Excerpted records:
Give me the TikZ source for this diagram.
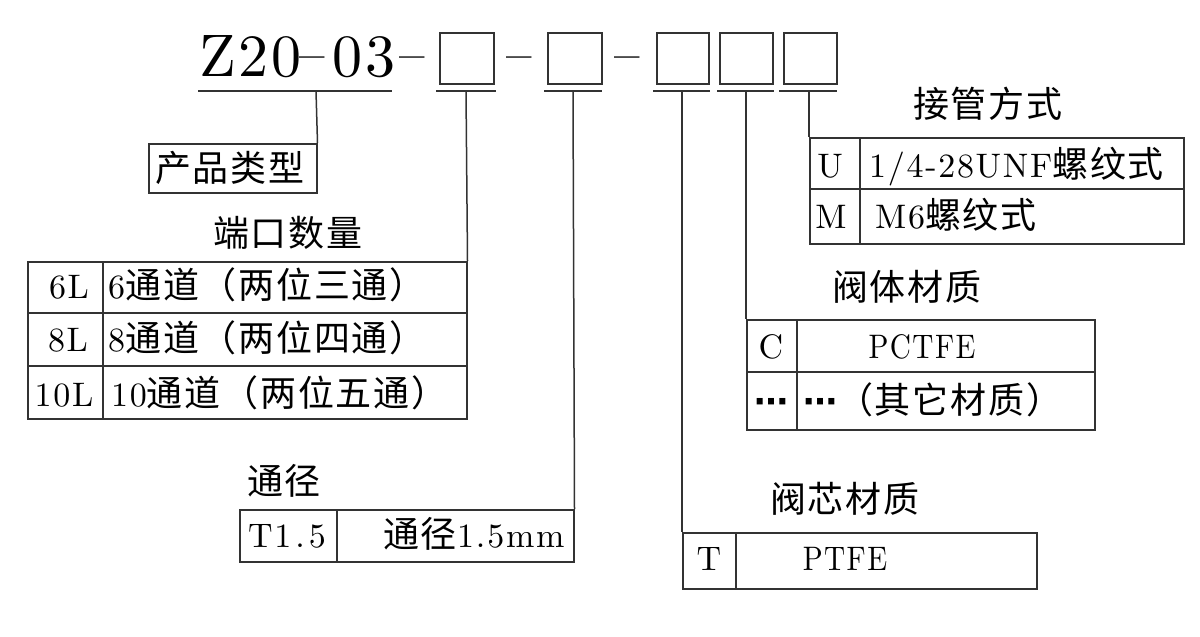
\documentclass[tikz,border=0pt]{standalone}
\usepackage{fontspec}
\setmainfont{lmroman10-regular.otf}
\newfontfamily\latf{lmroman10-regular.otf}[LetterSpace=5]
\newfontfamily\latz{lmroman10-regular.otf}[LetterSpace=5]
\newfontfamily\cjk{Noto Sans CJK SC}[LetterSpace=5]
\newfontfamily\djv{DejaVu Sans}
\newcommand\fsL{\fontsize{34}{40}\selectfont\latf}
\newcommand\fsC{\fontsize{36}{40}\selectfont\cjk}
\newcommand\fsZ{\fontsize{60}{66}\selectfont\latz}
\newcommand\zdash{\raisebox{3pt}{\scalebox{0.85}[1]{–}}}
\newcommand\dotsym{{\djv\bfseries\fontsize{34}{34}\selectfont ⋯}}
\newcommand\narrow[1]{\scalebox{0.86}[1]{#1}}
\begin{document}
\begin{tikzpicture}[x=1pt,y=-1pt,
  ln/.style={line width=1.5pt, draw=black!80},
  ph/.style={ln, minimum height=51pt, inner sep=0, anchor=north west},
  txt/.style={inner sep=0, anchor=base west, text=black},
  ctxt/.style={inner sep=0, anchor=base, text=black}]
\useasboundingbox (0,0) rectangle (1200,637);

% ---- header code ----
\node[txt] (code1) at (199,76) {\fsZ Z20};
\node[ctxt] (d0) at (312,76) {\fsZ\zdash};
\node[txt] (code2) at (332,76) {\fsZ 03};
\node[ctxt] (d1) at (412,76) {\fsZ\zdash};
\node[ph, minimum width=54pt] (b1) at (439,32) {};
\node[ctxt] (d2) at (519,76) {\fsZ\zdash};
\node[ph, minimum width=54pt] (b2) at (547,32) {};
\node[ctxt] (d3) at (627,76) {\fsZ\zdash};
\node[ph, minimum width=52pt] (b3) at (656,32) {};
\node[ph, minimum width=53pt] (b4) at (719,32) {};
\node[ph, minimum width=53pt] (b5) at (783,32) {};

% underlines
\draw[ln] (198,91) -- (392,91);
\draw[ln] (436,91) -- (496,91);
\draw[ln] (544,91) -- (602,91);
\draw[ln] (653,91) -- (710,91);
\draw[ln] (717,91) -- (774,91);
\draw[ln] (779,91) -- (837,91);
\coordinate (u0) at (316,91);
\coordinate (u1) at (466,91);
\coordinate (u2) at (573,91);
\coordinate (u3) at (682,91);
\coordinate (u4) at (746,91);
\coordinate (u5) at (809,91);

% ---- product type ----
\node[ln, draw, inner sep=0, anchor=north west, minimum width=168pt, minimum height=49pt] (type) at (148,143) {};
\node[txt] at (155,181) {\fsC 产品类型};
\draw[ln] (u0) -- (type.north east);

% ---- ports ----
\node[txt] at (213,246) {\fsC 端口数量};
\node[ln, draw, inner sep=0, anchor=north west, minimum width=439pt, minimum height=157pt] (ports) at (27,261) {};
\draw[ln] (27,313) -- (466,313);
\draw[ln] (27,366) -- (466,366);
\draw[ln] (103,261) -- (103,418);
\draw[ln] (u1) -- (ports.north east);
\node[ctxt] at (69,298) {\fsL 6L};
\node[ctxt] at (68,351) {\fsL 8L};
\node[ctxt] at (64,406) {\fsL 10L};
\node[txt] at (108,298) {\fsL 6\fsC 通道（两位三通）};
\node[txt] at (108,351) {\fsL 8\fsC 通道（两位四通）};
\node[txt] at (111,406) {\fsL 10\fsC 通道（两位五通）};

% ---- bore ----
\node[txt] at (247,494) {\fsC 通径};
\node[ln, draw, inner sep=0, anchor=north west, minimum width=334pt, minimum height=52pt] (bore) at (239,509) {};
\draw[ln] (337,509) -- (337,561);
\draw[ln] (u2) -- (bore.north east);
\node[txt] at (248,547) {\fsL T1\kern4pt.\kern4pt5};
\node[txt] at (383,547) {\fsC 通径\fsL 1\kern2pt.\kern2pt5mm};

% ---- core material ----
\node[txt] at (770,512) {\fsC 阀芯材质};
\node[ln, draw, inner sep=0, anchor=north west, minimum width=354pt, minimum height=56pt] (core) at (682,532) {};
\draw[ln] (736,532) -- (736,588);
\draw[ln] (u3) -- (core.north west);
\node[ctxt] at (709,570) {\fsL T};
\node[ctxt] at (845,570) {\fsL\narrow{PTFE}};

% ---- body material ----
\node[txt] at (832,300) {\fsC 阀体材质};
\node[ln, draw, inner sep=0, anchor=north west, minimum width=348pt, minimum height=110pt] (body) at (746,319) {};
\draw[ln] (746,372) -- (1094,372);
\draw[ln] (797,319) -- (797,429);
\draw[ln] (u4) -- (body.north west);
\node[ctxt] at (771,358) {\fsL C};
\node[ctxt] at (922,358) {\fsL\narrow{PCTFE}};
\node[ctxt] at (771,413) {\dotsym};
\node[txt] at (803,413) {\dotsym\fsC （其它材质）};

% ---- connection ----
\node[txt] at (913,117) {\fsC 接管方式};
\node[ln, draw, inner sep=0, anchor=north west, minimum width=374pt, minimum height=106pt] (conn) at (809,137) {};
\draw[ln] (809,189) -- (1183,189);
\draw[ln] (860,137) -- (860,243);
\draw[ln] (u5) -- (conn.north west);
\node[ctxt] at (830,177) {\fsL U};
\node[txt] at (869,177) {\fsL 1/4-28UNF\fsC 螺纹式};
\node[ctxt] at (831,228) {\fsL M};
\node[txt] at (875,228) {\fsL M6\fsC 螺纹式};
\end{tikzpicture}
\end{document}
--
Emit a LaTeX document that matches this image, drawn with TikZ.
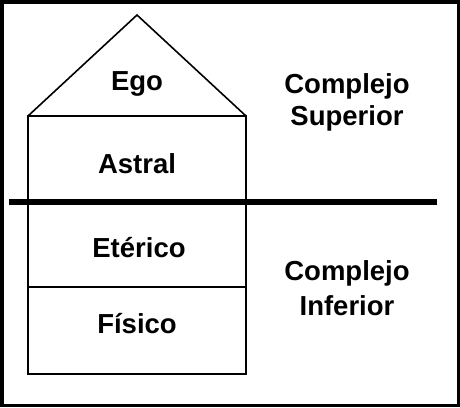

Problem statement: Omit all pictures, and reproduce exactly the lines from the one holding "Give me the TikZ source for this diagram." through the one holding "-- (type.north east);", both included.

Full solution:
Give me the TikZ source for this diagram.
\documentclass[tikz,border=0pt]{standalone}
\usepackage{fontspec}
\setmainfont{lmroman10-regular.otf}
\newfontfamily\latf{lmroman10-regular.otf}[LetterSpace=5]
\newfontfamily\latz{lmroman10-regular.otf}[LetterSpace=5]
\newfontfamily\cjk{Noto Sans CJK SC}[LetterSpace=5]
\newfontfamily\djv{DejaVu Sans}
\newcommand\fsL{\fontsize{34}{40}\selectfont\latf}
\newcommand\fsC{\fontsize{36}{40}\selectfont\cjk}
\newcommand\fsZ{\fontsize{60}{66}\selectfont\latz}
\newcommand\zdash{\raisebox{3pt}{\scalebox{0.85}[1]{–}}}
\newcommand\dotsym{{\djv\bfseries\fontsize{34}{34}\selectfont ⋯}}
\newcommand\narrow[1]{\scalebox{0.86}[1]{#1}}
\begin{document}
\begin{tikzpicture}[x=1pt,y=-1pt,
  ln/.style={line width=1.5pt, draw=black!80},
  ph/.style={ln, minimum height=51pt, inner sep=0, anchor=north west},
  txt/.style={inner sep=0, anchor=base west, text=black},
  ctxt/.style={inner sep=0, anchor=base, text=black}]
\useasboundingbox (0,0) rectangle (1200,637);

% ---- header code ----
\node[txt] (code1) at (199,76) {\fsZ Z20};
\node[ctxt] (d0) at (312,76) {\fsZ\zdash};
\node[txt] (code2) at (332,76) {\fsZ 03};
\node[ctxt] (d1) at (412,76) {\fsZ\zdash};
\node[ph, minimum width=54pt] (b1) at (439,32) {};
\node[ctxt] (d2) at (519,76) {\fsZ\zdash};
\node[ph, minimum width=54pt] (b2) at (547,32) {};
\node[ctxt] (d3) at (627,76) {\fsZ\zdash};
\node[ph, minimum width=52pt] (b3) at (656,32) {};
\node[ph, minimum width=53pt] (b4) at (719,32) {};
\node[ph, minimum width=53pt] (b5) at (783,32) {};

% underlines
\draw[ln] (198,91) -- (392,91);
\draw[ln] (436,91) -- (496,91);
\draw[ln] (544,91) -- (602,91);
\draw[ln] (653,91) -- (710,91);
\draw[ln] (717,91) -- (774,91);
\draw[ln] (779,91) -- (837,91);
\coordinate (u0) at (316,91);
\coordinate (u1) at (466,91);
\coordinate (u2) at (573,91);
\coordinate (u3) at (682,91);
\coordinate (u4) at (746,91);
\coordinate (u5) at (809,91);

% ---- product type ----
\node[ln, draw, inner sep=0, anchor=north west, minimum width=168pt, minimum height=49pt] (type) at (148,143) {};
\node[txt] at (155,181) {\fsC 产品类型};
\draw[ln] (u0) -- (type.north east);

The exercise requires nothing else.